Ask General Motors’ Kevin Williams, North American VP and general manager, Service and Parts Operations, about the future of the automaker — and one thing seems to ring pretty clear.
The multicultural market will play an important role in GM’s operations.
“We are in the process of restructuring how we do business across the entire process,” said Williams. “We definitely are focused on the multicultural consumer going forward. We think it makes great business sense to focus there.
“We understand the dynamics of the changing population in the U.S. particularly but all over the globe and so we prioritized the multicultural customer as among our highest priorities.”
The focus on the multicultural market, said Williams, is part of GM’s overall strategy to be more customer-oriented, as the “New GM” after emerging from bankruptcy last month.
“We didn’t always put the customer –very honestly– at the center of everything that we did,” he said. “In some cases we thought we had better answers than the customers themselves.
“Everything that we do in the future will be focused on a set of cultural values that allows us to be more nimble, to be faster, to take more risk in our process but the right kind of risk in the process. But more than anything to become more customer-focused and that’s what you’re going to hear a lot about in the new General Motors.”
As GM’s North America vice president and general manager, Service and Parts Operations, Williams also serves as a member of GM’s North America Strategy Board. Additionally, he chairs the Global Aftermarket Advisory Board and operates as global process leader for the after-sales portion of the Global Sales, Service and Marketing function.
Last week, GM invited media to its Technical Center in Warren and Milford Proving Grounds to highlight the company’s future plans while showcasing new vehicles like the Chevy Volt, which GM announced will get 230 miles per gallon city when it goes on sale late next year. The automaker also unveiled three new Cadillac vehicles, a Buick compact car and the newly redesigned Chevy Malibu and Chevy Aveo as part of its product strategy.
While reluctant to discuss specifics, Williams said GM’s new marketing and sales efforts will involve reworking its relationship with agencies with more focus on the multicultural market.
“We are in the process of looking at how we restructure to better serve those customers and so from an agency perspective,” said Williams, who began his GM career in 1983 as a reliability analyst at Buick City in Flint.
A move by GM in to be more aggressive in capturing the multicultural market could prove to be pivotal to the Detroit-based car maker when it comes to gaining U.S. market share. Citing a study by the research firm R.L. Polk, Randi Payton, publisher of “African Americans on Wheels,” notes that the multicultural market is expected to account for roughly 25 percent of future U.S. crossover sales, a key vehicle segment for all carmakers.

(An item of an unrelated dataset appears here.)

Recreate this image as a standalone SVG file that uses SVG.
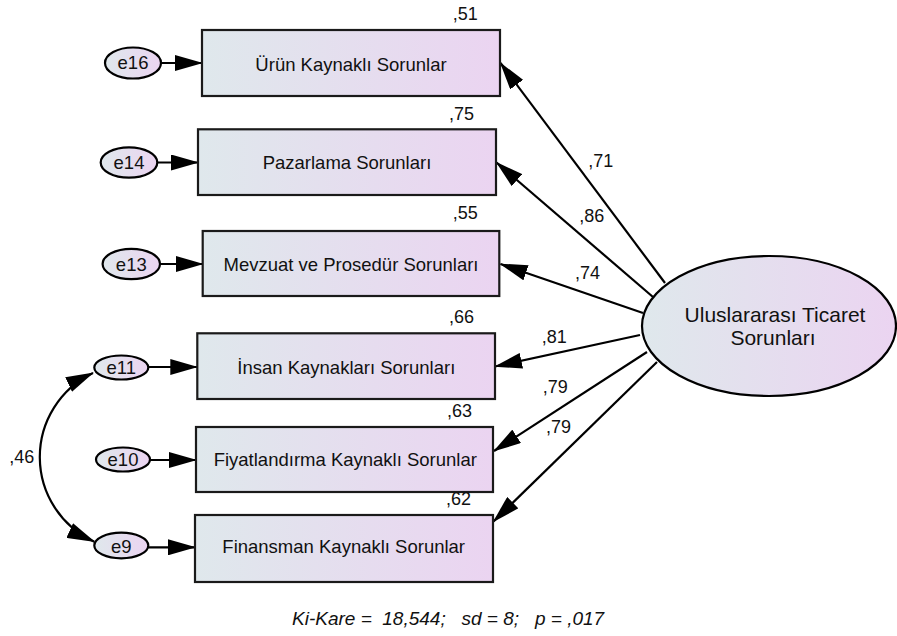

In his role, Williams is more specifically focused on improving GM’s efforts in areas tied to the customer’s overall experience across GM’s full product line-up, which now includes the brands Chevrolet, Cadillac, GMC and Buick.
“We’re working with our dealer body to deliver not just a great product but an outstanding, world-class customer experience,” Williams said. “We want the ownership experience of a GM customer to be the best that they can find in the industry.”
When questioned about the closing of minority dealerships as part of GM’s restructuring plans, Williams said the company was careful to make sure that the closures didn’t unjustly impact minority dealers.
“It’s pretty clear that we had to look at the entire business and to actually make fundamental changes,” Williams explained. “We just simply had too many dealers in a given area. We restructured all of our dealer network to make it leaner because we want our dealers to have the ability to have sustainability and profitability going forward. And that includes restructuring the total network including minority dealers and/or multicultural dealers.”
The minority to general market dealer network ratio has actually improved slightly in the restructuring strategy, noted Williams.
“Our current percent of minorities or dealers as a percent – minority dealers as a percent of the overall dealer population – prior in the old GM was about 4.9 percent of our dealers were minority,” he said. “In the new company, after the wind-down agreements that we’ve put in place, we project that percent to actually be higher, around 5.2 percent so it’s not that we’re taking a disproportional impact on minority dealers.”
GM’s dealership strategy, explained Williams, is part of the automaker’s overall efforts to become a much more efficient and consumer-focused company.
“We have an all-new company with a focus on what we consider to be the three very critical elements that will drive our success in the future: customers, great cars, world-class products and a world-class culture,” said Williams. “So when you talk about GM and the change that we’re making, it’s all about customers, cars and a world-class culture.”
GM President and CEO Fritz Henderson echoed those sentiments last week before the scores of journalists gathered at the company’s tech center in Warren for the press conference when he stated, that for GM to succeed the company has to “win in the market.”
Williams said GM now has little room for error.
“If we don’t do the things we say we’re going to do, we simply won’t be here in the future,” he said.